### [INPUT DATA]

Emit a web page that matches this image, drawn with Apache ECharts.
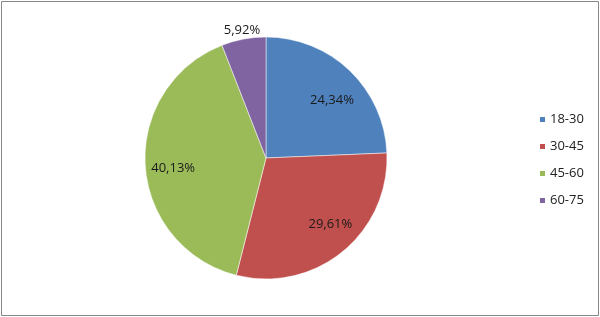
<!DOCTYPE html>
<html>
<head>
<meta charset="utf-8">
<script src="https://cdn.jsdelivr.net/npm/echarts@6/dist/echarts.min.js"></script>
<style>
html,body{margin:0;padding:0;background:#fff;}
#c{width:600px;height:317px;}
</style>
</head>
<body>
<div id="c"></div>
<script>
var categories = ['18-30', '30-45', '45-60', '60-75'];
var values = [24.34, 29.61, 40.13, 5.92];
var colors = ['#4F81BD', '#C0504D', '#9BBB59', '#8064A2'];
var labelTexts = ['24,34%', '29,61%', '40,13%', '5,92%'];

var font = 'Open Sans';
var center = [266, 158];
var R = 121;
// small nudges to mimic the "best fit" label placement of the original
var nudges = [[3, 8], [7, -4], [-2, 5], [0, 0]];

function data(showFn) {
  return categories.map(function (c, i) {
    return {
      name: c,
      value: values[i],
      label: { show: showFn(i) }
    };
  });
}

function layout(p) {
  var n = nudges[p.dataIndex] || [0, 0];
  return { dx: n[0], dy: n[1] };
}

var chart = echarts.init(document.getElementById('c'), null, { renderer: 'canvas' });
chart.setOption({
  backgroundColor: '#ffffff',
  animation: false,
  color: colors,
  graphic: [{
    type: 'rect',
    shape: { x: 1.5, y: 1.5, width: 597, height: 314 },
    style: { fill: 'none', stroke: '#878787', lineWidth: 1 },
    silent: true
  }],
  legend: {
    orient: 'vertical',
    left: 533,
    top: 108,
    itemWidth: 7,
    itemHeight: 7,
    itemGap: 14,
    icon: 'rect',
    data: categories,
    textStyle: { fontFamily: font, fontSize: 13, color: '#222', padding: [0, 0, 0, -1] }
  },
  series: [{
    type: 'pie',
    center: center,
    radius: [0, R],
    startAngle: 90,
    clockwise: true,
    label: { show: false },
    labelLine: { show: false },
    itemStyle: { borderWidth: 0.5, borderColor: '#ffffff' },
    data: categories.map(function (c, i) { return { name: c, value: values[i] }; })
  }, {
    type: 'pie',
    center: center,
    radius: [55, R],
    startAngle: 90,
    clockwise: true,
    silent: true,
    legendHoverLink: false,
    itemStyle: { color: 'rgba(0,0,0,0)' },
    label: {
      position: 'inside',
      fontFamily: font,
      fontSize: 13,
      color: '#1a1a1a',
      formatter: function (p) { return labelTexts[p.dataIndex]; }
    },
    labelLayout: layout,
    labelLine: { show: false },
    data: data(function (i) { return i < 3; })
  }, {
    type: 'pie',
    center: center,
    radius: [R - 3, R + 15],
    startAngle: 90,
    clockwise: true,
    silent: true,
    legendHoverLink: false,
    itemStyle: { color: 'rgba(0,0,0,0)' },
    label: {
      position: 'inside',
      fontFamily: font,
      fontSize: 13,
      color: '#1a1a1a',
      formatter: function (p) { return labelTexts[p.dataIndex]; }
    },
    labelLine: { show: false },
    data: data(function (i) { return i === 3; })
  }]
});
</script>
</body>
</html>
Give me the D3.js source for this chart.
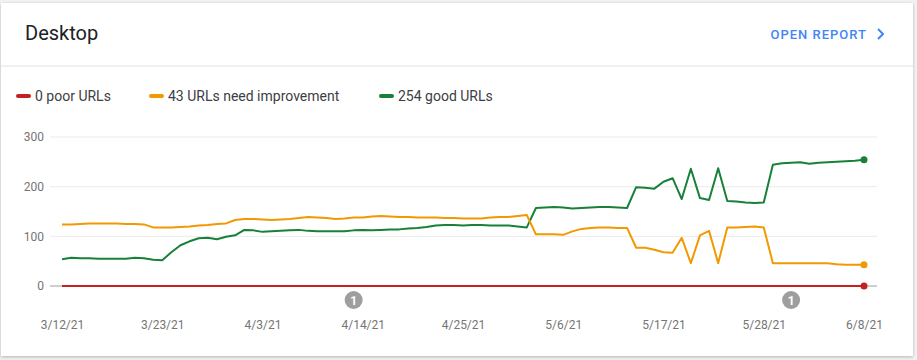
<!DOCTYPE html>
<html>
<head>
<meta charset="utf-8">
<script src="https://cdn.jsdelivr.net/npm/d3@7"></script>
<style>
  html, body { margin: 0; padding: 0; background: #f1f1f1; }
  #card {
    position: absolute; left: 1px; top: 3px; width: 912px; height: 353px;
    background: #fff; box-shadow: 0 1px 3px rgba(0,0,0,0.25);
  }
  svg { position: absolute; left: 0; top: 0; font-family: Roboto, "Noto Sans", sans-serif; }
</style>
</head>
<body>
<div id="card"></div>
<script>
// chart data, one value per day starting 3/12/21
var startDate = "3/12/21";
var tickLabels = ["3/12/21","3/23/21","4/3/21","4/14/21","4/25/21","5/6/21","5/17/21","5/28/21","6/8/21"];
var yTicks = [0, 100, 200, 300];

var poorValues = [0,0,0,0,0,0,0,0,0,0, 0,0,0,0,0,0,0,0,0,0,
  0,0,0,0,0,0,0,0,0,0, 0,0,0,0,0,0,0,0,0,0,
  0,0,0,0,0,0,0,0,0,0, 0,0,0,0,0,0,0,0,0,0,
  0,0,0,0,0,0,0,0,0,0, 0,0,0,0,0,0,0,0,0,0,
  0,0,0,0,0,0,0,0,0];

var needsValues = [124,124,125,126,126,126,126,125,125,124, 118,118,118,119,120,122,123,125,126,133,
  135,135,134,133,134,135,137,139,138,137, 135,136,138,138,140,141,140,139,139,138,
  138,138,137,137,136,136,136,138,139,139, 141,143,104,104,104,103,110,115,117,118,
  118,117,117,77,77,73,68,67,97,46, 102,111,46,118,118,119,120,118,46,46,
  46,46,46,46,46,44,43,43,43];

var goodValues = [54,57,56,56,55,55,55,55,57,56, 53,52,68,82,90,96,97,94,99,102,
  113,112,109,110,111,112,113,111,110,110, 110,110,112,113,112,113,114,114,116,117,
  119,122,123,123,122,123,123,122,122,122, 120,118,157,158,159,158,156,157,158,159,
  159,158,157,199,198,196,210,217,175,236, 177,173,237,171,170,168,167,168,244,247,
  248,249,246,248,249,250,251,252,254];

var annotations = [{date: "4/13/21", label: "1"}, {date: "5/31/21", label: "1"}];

var legendItems = [
  {label: "0 poor URLs", color: "#c5221f"},
  {label: "43 URLs need improvement", color: "#f29900"},
  {label: "254 good URLs", color: "#188038"}
];

var W = 917, H = 360;
var parse = d3.timeParse("%m/%d/%y");
var start = parse(startDate);

var svg = d3.select("body").append("svg")
  .attr("width", W).attr("height", H);

// header
svg.append("text")
  .attr("x", 25).attr("y", 40)
  .attr("font-size", 20).attr("fill", "#202124")
  .text("Desktop");

svg.append("text")
  .attr("x", 867).attr("y", 39)
  .attr("text-anchor", "end")
  .attr("font-size", 13).attr("font-weight", 500)
  .attr("letter-spacing", 1)
  .attr("fill", "#4285f4")
  .text("OPEN REPORT");

svg.append("path")
  .attr("d", "M 878 29 L 883 34 L 878 39")
  .attr("fill", "none").attr("stroke", "#4285f4").attr("stroke-width", 2);

svg.append("line")
  .attr("x1", 1).attr("x2", 913).attr("y1", 66).attr("y2", 66)
  .attr("stroke", "#e0e0e0");

// legend
var legendX = [17, 150, 380];
var legend = svg.selectAll("g.legend")
  .data(legendItems)
  .enter().append("g")
  .attr("class", "legend")
  .attr("transform", (d, i) => `translate(${legendX[i]},96)`);

legend.append("line")
  .attr("x1", 1).attr("x2", 12)
  .attr("stroke", d => d.color).attr("stroke-width", 4)
  .attr("stroke-linecap", "round");

legend.append("text")
  .attr("x", 18).attr("y", 5)
  .attr("font-size", 14).attr("fill", "#3c4043")
  .text(d => d.label);

// scales
var x = d3.scaleTime()
  .domain([start, parse(tickLabels[tickLabels.length - 1])])
  .range([62, 864]);

var y = d3.scaleLinear()
  .domain([0, 300])
  .range([286, 137]);

var gridLeft = 50, gridRight = 877;

// grid
svg.append("g").selectAll("line")
  .data(yTicks.filter(d => d > 0))
  .enter().append("line")
  .attr("x1", gridLeft).attr("x2", gridRight)
  .attr("y1", d => y(d)).attr("y2", d => y(d))
  .attr("stroke", "#ebebeb");

svg.append("line")
  .attr("x1", gridLeft).attr("x2", gridRight)
  .attr("y1", y(0)).attr("y2", y(0))
  .attr("stroke", "#9e9e9e");

// y axis labels
var yAxis = d3.axisLeft(y).tickValues(yTicks).tickSize(0).tickPadding(0);
var gy = svg.append("g")
  .attr("transform", "translate(44,0)")
  .call(yAxis);
gy.select(".domain").remove();
gy.selectAll("text")
  .attr("font-size", 12).attr("fill", "#757575")
  .attr("font-family", "Roboto, sans-serif");

// x axis labels
var xAxis = d3.axisBottom(x)
  .tickValues(tickLabels.map(parse))
  .tickFormat((d, i) => tickLabels[i])
  .tickSize(0).tickPadding(0);
var gx = svg.append("g")
  .attr("transform", "translate(0,320)")
  .call(xAxis);
gx.select(".domain").remove();
gx.selectAll("text")
  .attr("font-size", 12).attr("fill", "#757575")
  .attr("font-family", "Roboto, sans-serif");

// lines
var series = [
  {values: goodValues, color: "#188038"},
  {values: needsValues, color: "#f29900"},
  {values: poorValues, color: "#c5221f"}
];

var line = d3.line()
  .x((d, i) => x(d3.timeDay.offset(start, i)))
  .y(d => y(d));

svg.append("g").selectAll("path")
  .data(series)
  .enter().append("path")
  .attr("d", d => line(d.values))
  .attr("fill", "none")
  .attr("stroke", d => d.color)
  .attr("stroke-width", 2)
  .attr("stroke-linejoin", "round");

// end dots
svg.append("g").selectAll("circle")
  .data(series)
  .enter().append("circle")
  .attr("cx", d => x(d3.timeDay.offset(start, d.values.length - 1)))
  .attr("cy", d => y(d.values[d.values.length - 1]))
  .attr("r", 3.5)
  .attr("fill", d => d.color);

// annotations
var ann = svg.append("g").selectAll("g")
  .data(annotations)
  .enter().append("g")
  .attr("transform", d => `translate(${x(parse(d.date))},300)`);

ann.append("circle")
  .attr("r", 9).attr("fill", "#9e9e9e");

ann.append("text")
  .attr("text-anchor", "middle").attr("y", 4.5)
  .attr("font-size", 12).attr("font-weight", 700)
  .attr("fill", "#fff")
  .text(d => d.label);
</script>
</body>
</html>
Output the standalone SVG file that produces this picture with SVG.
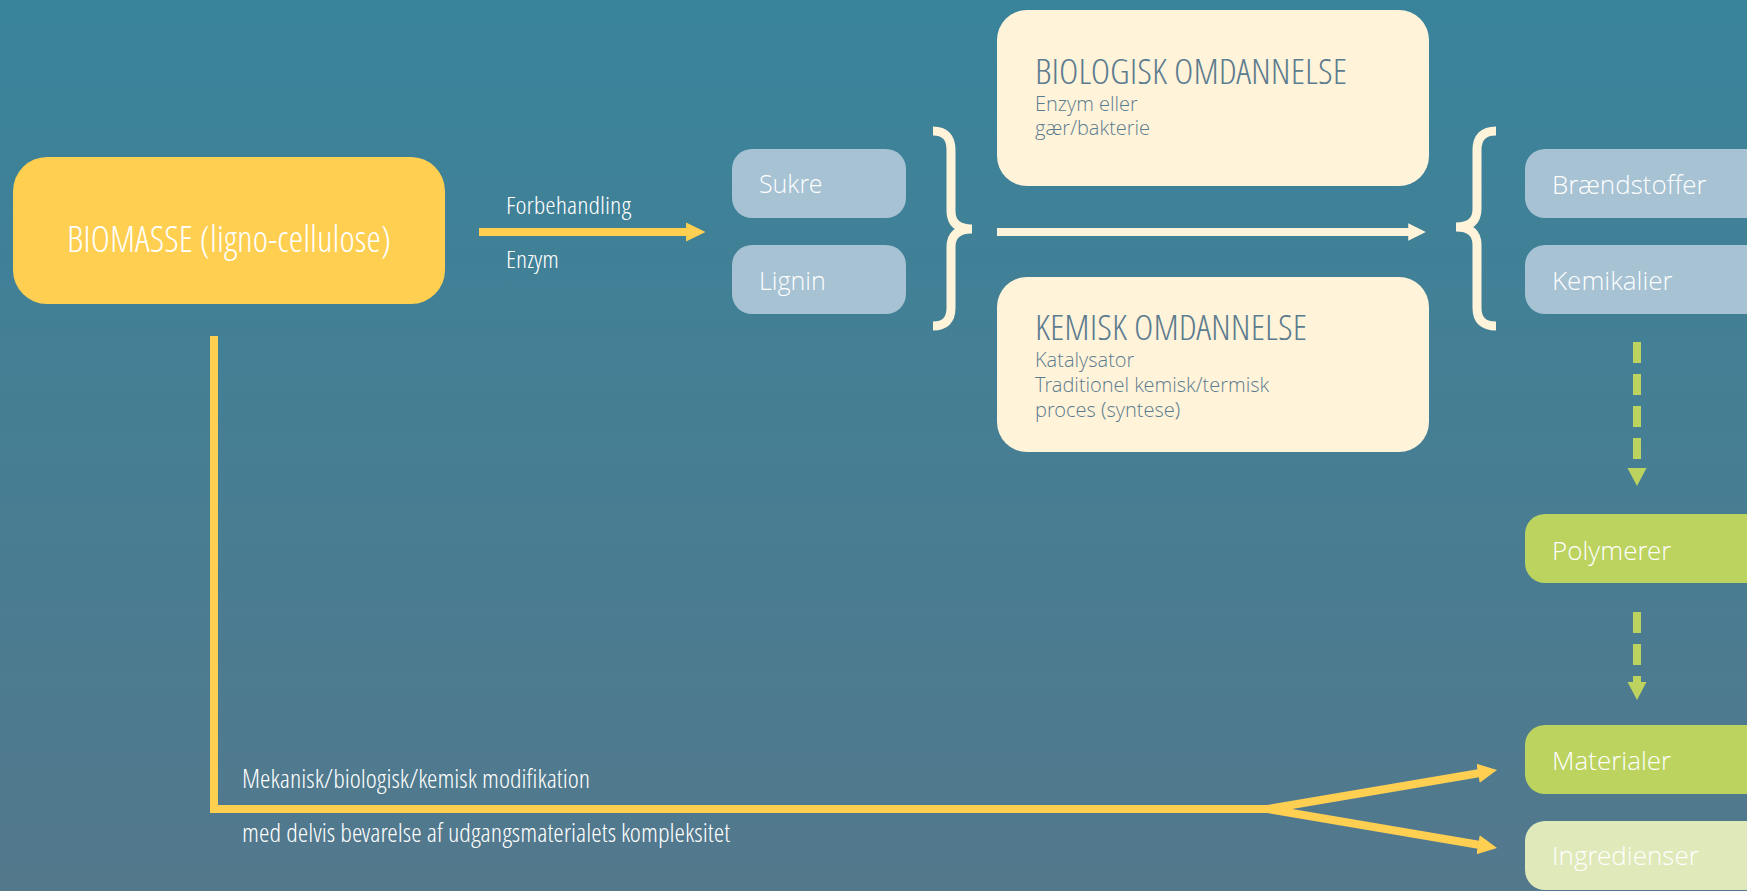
<svg xmlns="http://www.w3.org/2000/svg" width="1747" height="891" viewBox="0 0 1747 891">
<defs>
<linearGradient id="bg" x1="0" y1="0" x2="0" y2="1">
<stop offset="0" stop-color="#39849b"/>
<stop offset="1" stop-color="#53788c"/>
</linearGradient>
<marker id="ya" viewBox="0 0 10 10" refX="1" refY="5" markerWidth="2.4" markerHeight="2.6" orient="auto" markerUnits="strokeWidth">
<path d="M0,0 L10,5 L0,10 z" fill="#ffcf52"/>
</marker>
<marker id="wa" viewBox="0 0 10 10" refX="1" refY="5" markerWidth="2.2" markerHeight="2.4" orient="auto" markerUnits="strokeWidth">
<path d="M0,0 L10,5 L0,10 z" fill="#fff3da"/>
</marker>
</defs>
<style>
.cond{font-family:"Open Sans Condensed Light","Open Sans Condensed","Open Sans","Liberation Sans",sans-serif;font-weight:300;font-stretch:condensed;}
.reg{font-family:"Open Sans Light","Open Sans","Liberation Sans",sans-serif;font-weight:300;}
.wt{fill:#ffffff;}
.dk{fill:#5b7b8e;}
.blue{fill:#a6c2d3;}
.green{fill:#bcd35f;}
.lgreen{fill:#dfe9b9;}
.cream{fill:#fff3da;}
.yellow{fill:#ffcf52;}
.ylw{stroke:#ffcf52;stroke-width:8;fill:none;}
.gdash{stroke:#bcd35f;stroke-width:8;fill:none;stroke-dasharray:21 11;}
.brace{stroke:#fff3da;stroke-width:9;fill:none;}
</style>
<rect x="0" y="0" width="1747" height="891" fill="url(#bg)"/>

<g id="connectors">
<line x1="479" y1="232" x2="688" y2="232" class="ylw" marker-end="url(#ya)"/>
<line x1="997" y1="232" x2="1410" y2="232" stroke="#fff3da" stroke-width="8" marker-end="url(#wa)"/>
<path class="brace" d="M933,131 Q951,131 951,150 L951,211 Q951,229 972,229 Q951,229 951,247 L951,308 Q951,326 933,326"/>
<path class="brace" d="M1496,131 Q1477,131 1477,150 L1477,209 Q1477,227 1456,227 Q1477,227 1477,245 L1477,308 Q1477,326 1496,326"/>
<line x1="1637" y1="342" x2="1637" y2="468" class="gdash"/>
<path d="M1627.5,468 L1646.5,468 L1637,486 z" fill="#bcd35f"/>
<line x1="1637" y1="612" x2="1637" y2="682" class="gdash"/>
<path d="M1627.5,682 L1646.5,682 L1637,700 z" fill="#bcd35f"/>
<path class="ylw" d="M214,336 L214,809 L1272,809"/>
<line x1="1268" y1="809" x2="1480" y2="773" class="ylw" marker-end="url(#ya)"/>
<line x1="1268" y1="809" x2="1480" y2="845" class="ylw" marker-end="url(#ya)"/>
<text class="cond wt" x="506" y="214" font-size="24" textLength="125" lengthAdjust="spacingAndGlyphs">Forbehandling</text>
<text class="cond wt" x="506" y="268" font-size="24" textLength="53" lengthAdjust="spacingAndGlyphs">Enzym</text>
<text class="cond wt" x="242" y="788" font-size="25" textLength="348" lengthAdjust="spacingAndGlyphs">Mekanisk/biologisk/kemisk modifikation</text>
<text class="cond wt" x="242" y="842" font-size="25" textLength="488" lengthAdjust="spacingAndGlyphs">med delvis bevarelse af udgangsmaterialets kompleksitet</text>
</g>

<g id="biomasse">
<rect x="13" y="157" width="432" height="147" rx="34" class="yellow"/>
<text class="cond wt" x="67" y="252" font-size="37" textLength="324" lengthAdjust="spacingAndGlyphs">BIOMASSE (ligno-cellulose)</text>
</g>
<g id="sukre">
<rect x="732" y="149" width="174" height="69" rx="20" class="blue"/>
<text class="reg wt" x="759" y="193" font-size="25">Sukre</text>
</g>
<g id="lignin">
<rect x="732" y="245" width="174" height="69" rx="20" class="blue"/>
<text class="reg wt" x="759" y="290" font-size="25">Lignin</text>
</g>
<g id="biologisk">
<rect x="997" y="10" width="432" height="176" rx="30" class="cream"/>
<text class="cond dk" x="1035" y="84" font-size="35" textLength="312" lengthAdjust="spacingAndGlyphs">BIOLOGISK OMDANNELSE</text>
<text class="reg dk" x="1035" y="111" font-size="20">Enzym eller</text>
<text class="reg dk" x="1035" y="135" font-size="20">gær/bakterie</text>
</g>
<g id="kemisk">
<rect x="997" y="277" width="432" height="175" rx="30" class="cream"/>
<text class="cond dk" x="1035" y="340" font-size="35" textLength="272" lengthAdjust="spacingAndGlyphs">KEMISK OMDANNELSE</text>
<text class="reg dk" x="1035" y="367" font-size="20">Katalysator</text>
<text class="reg dk" x="1035" y="392" font-size="20">Traditionel kemisk/termisk</text>
<text class="reg dk" x="1035" y="417" font-size="20">proces (syntese)</text>
</g>
<g id="braendstoffer">
<rect x="1525" y="149" width="240" height="69" rx="20" class="blue"/>
<text class="reg wt" x="1552" y="194" font-size="26">Brændstoffer</text>
</g>
<g id="kemikalier">
<rect x="1525" y="245" width="240" height="69" rx="20" class="blue"/>
<text class="reg wt" x="1552" y="290" font-size="26">Kemikalier</text>
</g>
<g id="polymerer">
<rect x="1525" y="514" width="240" height="69" rx="20" class="green"/>
<text class="reg wt" x="1552" y="560" font-size="26">Polymerer</text>
</g>
<g id="materialer">
<rect x="1525" y="725" width="240" height="69" rx="20" class="green"/>
<text class="reg wt" x="1552" y="770" font-size="26">Materialer</text>
</g>
<g id="ingredienser">
<rect x="1525" y="821" width="240" height="69" rx="20" class="lgreen"/>
<text class="reg wt" x="1552" y="865" font-size="26">Ingredienser</text>
</g>
</svg>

### [TASK PROMPT]
In the entries above, find the line that contains "var labelTexts = ['24,34%', '29,61%', '40,13%', '5,92%'];", then repeat exactly every line from the first one through that line, with no pictures.

### [TASK ANSWER]
Emit a web page that matches this image, drawn with Apache ECharts.
<!DOCTYPE html>
<html>
<head>
<meta charset="utf-8">
<script src="https://cdn.jsdelivr.net/npm/echarts@6/dist/echarts.min.js"></script>
<style>
html,body{margin:0;padding:0;background:#fff;}
#c{width:600px;height:317px;}
</style>
</head>
<body>
<div id="c"></div>
<script>
var categories = ['18-30', '30-45', '45-60', '60-75'];
var values = [24.34, 29.61, 40.13, 5.92];
var colors = ['#4F81BD', '#C0504D', '#9BBB59', '#8064A2'];
var labelTexts = ['24,34%', '29,61%', '40,13%', '5,92%'];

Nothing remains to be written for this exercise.